If I were the director of the play I would add Act 2 scene 2 because I think that it would be good for the play. If you that part into it, it add another huge dilemma talking about how Abigail thinks that John Proctor still loves her but John Proctor knows that he will get in trouble so he doesn’t want anything to do with her. Abigail won’t quit so I think that it would make a good addition in the play because then it could also change the ending by a lot maybe Elizabeth wouldn’t be getting in trouble because John Proctor would be busy dealing with Abigail and her weird love for a old man. Act 2 scene 2 I think would sort of fuel the play and make it to where there were more mysteries and it could branch off and make the play I think even better than it already is. If they would have added that part of the play I bet there would be conflict between Elizabeth and Abigail.
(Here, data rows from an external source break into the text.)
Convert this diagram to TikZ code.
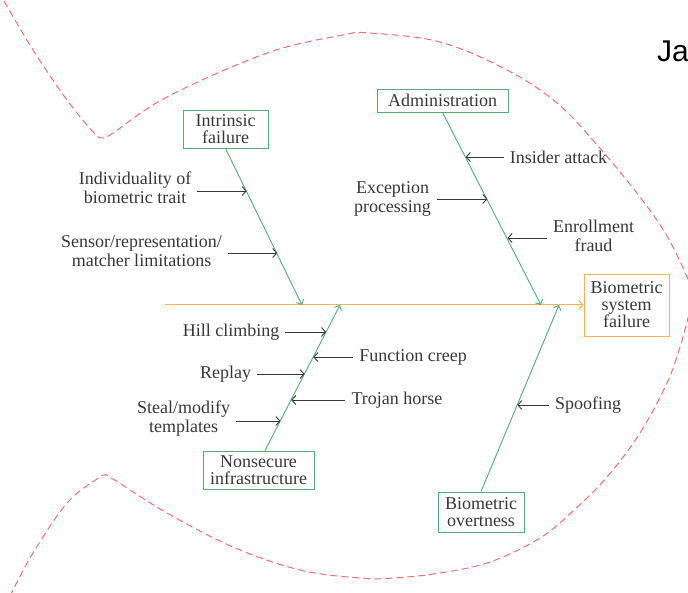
\documentclass[tikz,border=0pt]{standalone}
\usepackage{fontspec}
\setmainfont{Liberation Serif}
\newfontfamily\headfont{Liberation Sans}
\usetikzlibrary{arrows.meta}
\definecolor{bonegreen}{RGB}{82,172,112}
\definecolor{spineorange}{RGB}{247,178,80}
\definecolor{fishred}{RGB}{240,110,110}
\definecolor{inkgray}{RGB}{55,55,55}

\begin{document}
\begin{tikzpicture}[x=1pt,y=-1pt,
  every node/.style={text=inkgray, font=\fontsize{18}{19}\selectfont},
  catbox/.style={draw=bonegreen, line width=0.9pt, inner sep=0pt, align=center,
                 font=\fontsize{18}{17}\selectfont},
  effectbox/.style={catbox, draw=spineorange},
  cause/.style={inner xsep=6pt, inner ysep=0pt, align=center},
  bone/.style={draw=bonegreen, line width=0.9pt, -{Straight Barb[length=4pt,width=8pt]}},
  spine/.style={draw=spineorange, line width=1pt, -{Straight Barb[length=4pt,width=9pt]}},
  hint/.style={draw=inkgray, line width=0.9pt, -{Straight Barb[length=4pt,width=9pt]}},
  outline/.style={draw=fishred, line width=1pt, dash pattern=on 7pt off 4pt}]

\useasboundingbox (0,0) rectangle (688,593);

% fish outline
\draw[outline] plot[smooth, tension=0.6] coordinates {
  (4,1) (33,50) (67,100) (94,133) (103,138) (113,133) (167,97) (267,53)
  (343,35) (369,33) (440,42) (507,70) (557,103) (598,146)
  (640,197) (667,236) (687,277) (693,297) (688,318) (680,347) (667,383)
  (640,433) (607,477) (573,511) (540,538) (490,562) (440,573) (394,578)
  (360,578) (300,570) (233,547) (167,513) (113,479) (105,475) (97,479)
  (67,503) (33,553) (10,596)};

\node[anchor=base west, inner sep=0pt, text=black,
      font=\headfont\fontsize{30}{30}\selectfont] (head) at (657,62) {Ja};

% category and effect boxes
\node[catbox, minimum width=85pt, minimum height=38pt] (intr) at (225.5,129) {Intrinsic\\failure};
\node[catbox, minimum width=131pt, minimum height=23pt] (admin) at (442.5,100.5) {Administration};
\node[catbox, minimum width=111pt, minimum height=38pt] (nonsec) at (258.5,470) {Nonsecure\\infrastructure};
\node[catbox, minimum width=86pt, minimum height=40pt] (overt) at (481,512) {Biometric\\overtness};
\node[effectbox, minimum width=85pt, minimum height=62pt] (bsf) at (626.5,305) {Biometric\\system\\failure};

% spine and bone ends
\coordinate (s0) at (165,305);
\coordinate (t1) at (302,305);
\coordinate (t2) at (541,305);
\coordinate (t3) at (340,305);
\coordinate (t4) at (559,305);

\draw[spine] (s0) -- (bsf.west);
\draw[bone] (intr.south) -- (t1);
\draw[bone] (admin.south) -- (t2);
\draw[bone] ([xshift=6.5pt]nonsec.north) -- (t3);
\draw[bone] (overt.north) -- (t4);

% points on the bones
\coordinate (i1) at (246.7,191);
\coordinate (i2) at (277.3,253);
\coordinate (a1) at (465.7,157);
\coordinate (a2) at (487.4,199);
\coordinate (a3) at (507.5,238);
\coordinate (n1) at (326.1,332);
\coordinate (n2) at (313.3,357);
\coordinate (n3) at (304.6,374);
\coordinate (n4) at (291.2,400);
\coordinate (n5) at (280.4,421);
\coordinate (o1) at (517.3,405);

% causes
\node[cause] (indiv) at (135,187.5) {Individuality of\\biometric trait};
\node[cause] (sensor) at (141.5,251) {Sensor/representation/\\matcher limitations};
\node[cause] (excep) at (392.5,199) {Exception\\processing};
\node[cause] (insider) at (558.5,157) {Insider attack};
\node[cause] (enroll) at (593.5,236) {Enrollment\\fraud};
\node[cause] (hill) at (231,332) {Hill climbing};
\node[cause] (creep) at (413,357) {Function creep};
\node[cause] (replay) at (225.5,374) {Replay};
\node[cause] (trojan) at (397,400) {Trojan horse};
\node[cause] (steal) at (183.5,418.5) {Steal/modify\\templates};
\node[cause] (spoof) at (588,405) {Spoofing};

\draw[hint] (indiv.east |- i1) -- (i1);
\draw[hint] (sensor.east |- i2) -- (i2);
\draw[hint] (insider.west |- a1) -- (a1);
\draw[hint] (excep.east |- a2) -- (a2);
\draw[hint] (enroll.west |- a3) -- (a3);
\draw[hint] (hill.east |- n1) -- (n1);
\draw[hint] (creep.west |- n2) -- (n2);
\draw[hint] (replay.east |- n3) -- (n3);
\draw[hint] (trojan.west |- n4) -- (n4);
\draw[hint] (steal.east |- n5) -- (n5);
\draw[hint] (spoof.west |- o1) -- (o1);
\end{tikzpicture}
\end{document}
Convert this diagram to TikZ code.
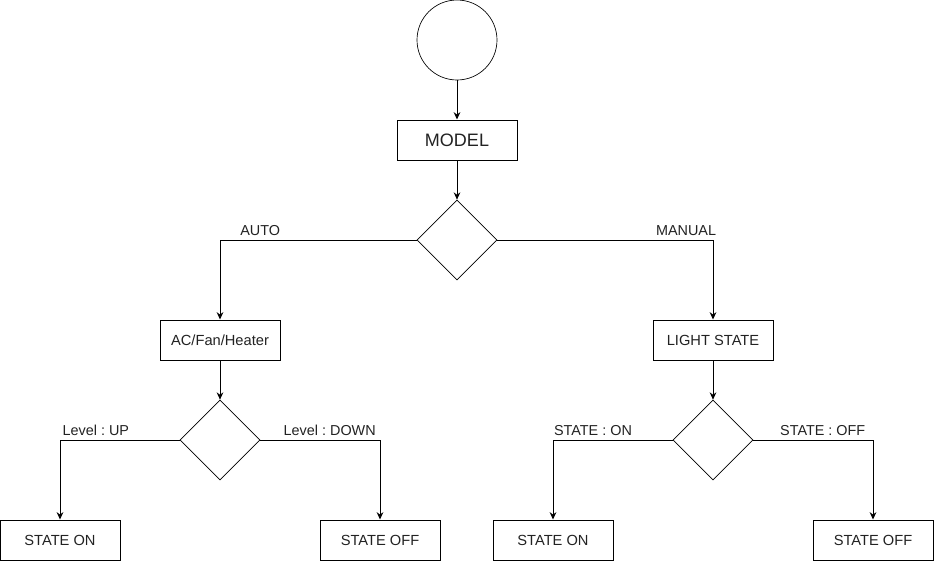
\documentclass[tikz,border=0pt]{standalone}
\usepackage{fontspec}
\setmainfont{Liberation Sans}
\usetikzlibrary{arrows.meta,shapes.geometric}
\definecolor{txt}{HTML}{222222}
\frenchspacing
\begin{document}
\begin{tikzpicture}[x=0.75pt,y=-0.75pt,
  box/.style={draw, line width=0.75pt, minimum width=90pt, minimum height=30pt, inner sep=0pt, font=\fontsize{11}{13}\selectfont, text=txt},
  decision/.style={draw, line width=0.5pt, diamond, minimum width=60pt, minimum height=60pt, inner sep=0pt},
  start/.style={draw, line width=0.5pt, circle, minimum size=60pt, inner sep=0pt},
  arr/.style={line width=0.75pt, -{Stealth[length=5.5pt,width=5pt]}},
  lbl/.style={above, inner sep=3pt, font=\fontsize{10.8}{13}\selectfont, text=txt}]
\useasboundingbox (0,0) rectangle (935,562);
\node[start] (s) at (457,40) {};
\node[box, font=\fontsize{13.5}{16}\selectfont] (model) at (457,140) {MODEL};
\node[decision] (d1) at (457,240) {};
\node[box] (ac) at (220,340) {AC/Fan/Heater};
\node[box] (light) at (713,340) {LIGHT STATE};
\node[decision] (d2) at (220,440) {};
\node[decision] (d3) at (713,440) {};
\node[box] (on1) at (60,540) {STATE ON};
\node[box] (off1) at (380,540) {STATE OFF};
\node[box] (on2) at (553,540) {STATE ON};
\node[box] (off2) at (873,540) {STATE OFF};
\draw[arr] (s) -- (model);
\draw[arr] (model) -- (d1);
\draw[arr] (d1.west) -| node[lbl, pos=0.398] {AUTO} (ac.north);
\draw[arr] (d1.east) -| node[lbl, pos=0.4375] {MANUAL} (light.north);
\draw[arr] (ac) -- (d2);
\draw[arr] (light) -- (d3);
\draw[arr] (d2.west) -| node[lbl, pos=0.35] {Level : UP} (on1.north);
\draw[arr] (d2.east) -| node[lbl, pos=0.29] {Level : DOWN} (off1.north);
\draw[arr] (d3.west) -| node[lbl, pos=0.333] {STATE : ON} (on2.north);
\draw[arr] (d3.east) -| node[lbl, pos=0.29] {STATE : OFF} (off2.north);
\end{tikzpicture}
\end{document}
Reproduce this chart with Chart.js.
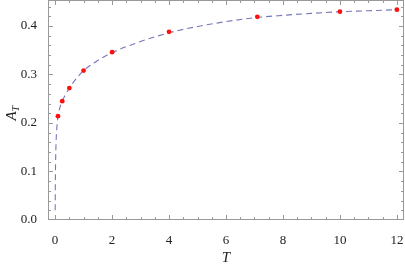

I wouldn’t be sure if Elizabeth’s character makes a big fuss about it and bring it to the public or if she would sort of tell him that he needs to stop his sickness or else she will break with him. The end of the play would be different probably because I think that Elizabeth would find out about their relationship and then she would break up with him. So then only John Proctor would have been the only would to sin an Elizabeth wouldn’t have gotten in any trouble at the very end for committing purgery.